Oggi non voglio raccontare la solita storia di Vela, di mare, passione e avventura. Per quello bastano Conrad, Moitessier, e Fogar. Voglio raccontarla da una altra prospettiva, probabilmente meno esaltante ma vera.

Dopo una vita mono maniacale composta solo di trasferimenti, scuola vela, crociere e regate, divento papà. Nove mesi di “lavatrice” e finalmente arriva l’articolo tanto atteso. Vita cambiata, (ovviamente in meglio).

Comincia l’assestamento, le riunioni lavorative sul  divano con l‘esserino tra le braccia, il lavoro tra pannolini e latte in polvere,…….. la prima partenza.

Staró fuori per due mesi, esco da casa e mi sento Ulisse, con la pesantezza di conoscere già tutte le disavventure.

Tutto quello che è sempre stato ragione di vita, diventa fatica.
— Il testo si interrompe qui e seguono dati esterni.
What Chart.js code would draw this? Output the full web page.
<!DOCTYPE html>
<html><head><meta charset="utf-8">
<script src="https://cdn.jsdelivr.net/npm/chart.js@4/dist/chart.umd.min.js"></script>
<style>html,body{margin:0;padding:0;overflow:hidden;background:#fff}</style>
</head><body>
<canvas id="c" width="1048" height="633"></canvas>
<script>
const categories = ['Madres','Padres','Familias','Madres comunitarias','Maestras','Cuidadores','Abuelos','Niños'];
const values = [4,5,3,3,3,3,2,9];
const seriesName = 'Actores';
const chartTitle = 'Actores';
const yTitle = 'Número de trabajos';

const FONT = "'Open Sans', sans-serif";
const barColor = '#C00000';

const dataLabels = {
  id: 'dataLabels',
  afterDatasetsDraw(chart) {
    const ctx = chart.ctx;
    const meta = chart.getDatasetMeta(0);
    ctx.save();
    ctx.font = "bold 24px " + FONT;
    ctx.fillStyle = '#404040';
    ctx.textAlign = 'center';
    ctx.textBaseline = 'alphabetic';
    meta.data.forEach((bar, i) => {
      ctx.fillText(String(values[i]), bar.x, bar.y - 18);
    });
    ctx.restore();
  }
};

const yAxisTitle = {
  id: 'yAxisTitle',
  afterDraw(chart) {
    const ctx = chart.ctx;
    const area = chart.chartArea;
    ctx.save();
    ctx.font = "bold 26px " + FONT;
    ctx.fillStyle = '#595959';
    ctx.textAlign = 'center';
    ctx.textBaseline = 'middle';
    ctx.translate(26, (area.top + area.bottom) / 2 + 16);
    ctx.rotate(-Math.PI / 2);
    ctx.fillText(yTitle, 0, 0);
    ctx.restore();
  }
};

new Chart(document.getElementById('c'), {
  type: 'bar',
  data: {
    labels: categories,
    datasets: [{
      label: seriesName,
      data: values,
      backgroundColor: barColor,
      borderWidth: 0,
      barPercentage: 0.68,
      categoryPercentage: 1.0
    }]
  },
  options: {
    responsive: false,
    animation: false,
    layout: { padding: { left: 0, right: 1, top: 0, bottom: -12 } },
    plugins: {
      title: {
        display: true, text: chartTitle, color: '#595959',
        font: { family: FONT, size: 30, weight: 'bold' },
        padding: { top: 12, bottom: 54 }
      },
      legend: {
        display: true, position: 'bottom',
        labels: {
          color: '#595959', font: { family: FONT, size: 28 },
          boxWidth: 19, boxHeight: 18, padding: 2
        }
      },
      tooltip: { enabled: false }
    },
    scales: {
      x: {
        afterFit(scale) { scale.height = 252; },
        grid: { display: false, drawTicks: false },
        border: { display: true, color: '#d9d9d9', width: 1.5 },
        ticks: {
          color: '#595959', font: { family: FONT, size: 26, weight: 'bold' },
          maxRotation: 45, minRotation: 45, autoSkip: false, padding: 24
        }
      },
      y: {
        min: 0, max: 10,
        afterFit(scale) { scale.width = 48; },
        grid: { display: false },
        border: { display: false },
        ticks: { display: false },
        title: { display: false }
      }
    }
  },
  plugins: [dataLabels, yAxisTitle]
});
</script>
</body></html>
Effettuo i controlli e mi sembra di vivere in un incubo, sistemo le cime e mi sembrano serpenti velenosi, mollo gli ormeggi e solo issare le vele mi sembra la scalata dell’Everest. Guardo inorridito il sorriso dell’equipaggio che gode dei nostri 7 nodi, e a me quella planata ricorda la scivolata di un bradipo. Ogni trasferimento mi sembra una tempesta mandata da Poseidone.

Mancano due mesi per sconfiggere i miei  ciclopi e le le sirene tentatrici, il tempo di lasciare un esserino con ciuccio e bandana e trovare un individuo che gattona e che chissà se mi riconoscerà.

Tutto diventa grigio.

Il cielo limpido, il sole splendente, l’acqua cristallina, tutto è grigio. Guardo la passerella e mi sembra le sbarre della mia cella dorata., ogni telefonata mi sembra la visita del carcerato, e l’equipaggio la truppa di aguzzini che attenta alla mia libertà

Potrei cadere e rompermi una costola, rompermi un braccio….. …  zitto scemo, zitto e lavora mi dice “la voce” e non lo faccio. Come posso spiegarti Federico? che è lavoro e che torneró..? Ovviamente come un novello Ulisse sono tornato e ho rimesso tutte le cose in fila.

All’epoca ho anche cercato un lavoro in ufficio, che non mi obbligasse a partenze forzate. Non l’ho trovato o non l’ho voluto trovare, non lo saprò mai.

Oggi Federico è grande e stiamo passando tutte le fasi “papà non capisci nulla, preferisco uscire con gli amici, quando mi lasci la casa libera?”. Le nostre strade hanno preso mura diverse, ma sono sicuro che le nostre rotte si incroceranno di nuovo.

Nella mia riappacificazione con il mondo della vela, e con il mio lavoro ricordo una giornata in particolare e una telefonata di Edoardo. “ho bisogno di una mano per la regata di domenica”. No impossibile, sono arrugginito ti farei fare solo brutta figura, ma dai.

Ed eccomi a cinque minuti dalla partenza, l’adrenalina che ti strapazza il cervello, vecchie abilità  che tornano a galla, e l’istinto  aggressivo che si risveglia. Durante la regata l’odore del vento che cambia e che ti avvisa 10 metri prima degli altri cosa succederà tra le boe. Tutti i sensi tesi sul risultato. Arrivammo secondi per un battito di ciglia, ma ricordo perfettamente lo scorrere del sangue nelle vene,  la passione tornata viva come è forse più forte di prima.

Oggi Federico è un regatante e meglio può capire le mie scelte di vita.

Ho finito di combattere, mi sono riappacificato con Eolo che mi ha dato una seconda possibilità e ogni volta che veleggio verso Ponza vedo la  Maga Circe che mi sorride compiaciuta.

E anche io sorrido, con la serenità di sa di aver fatto nella vita la scelta lavorativa giusta.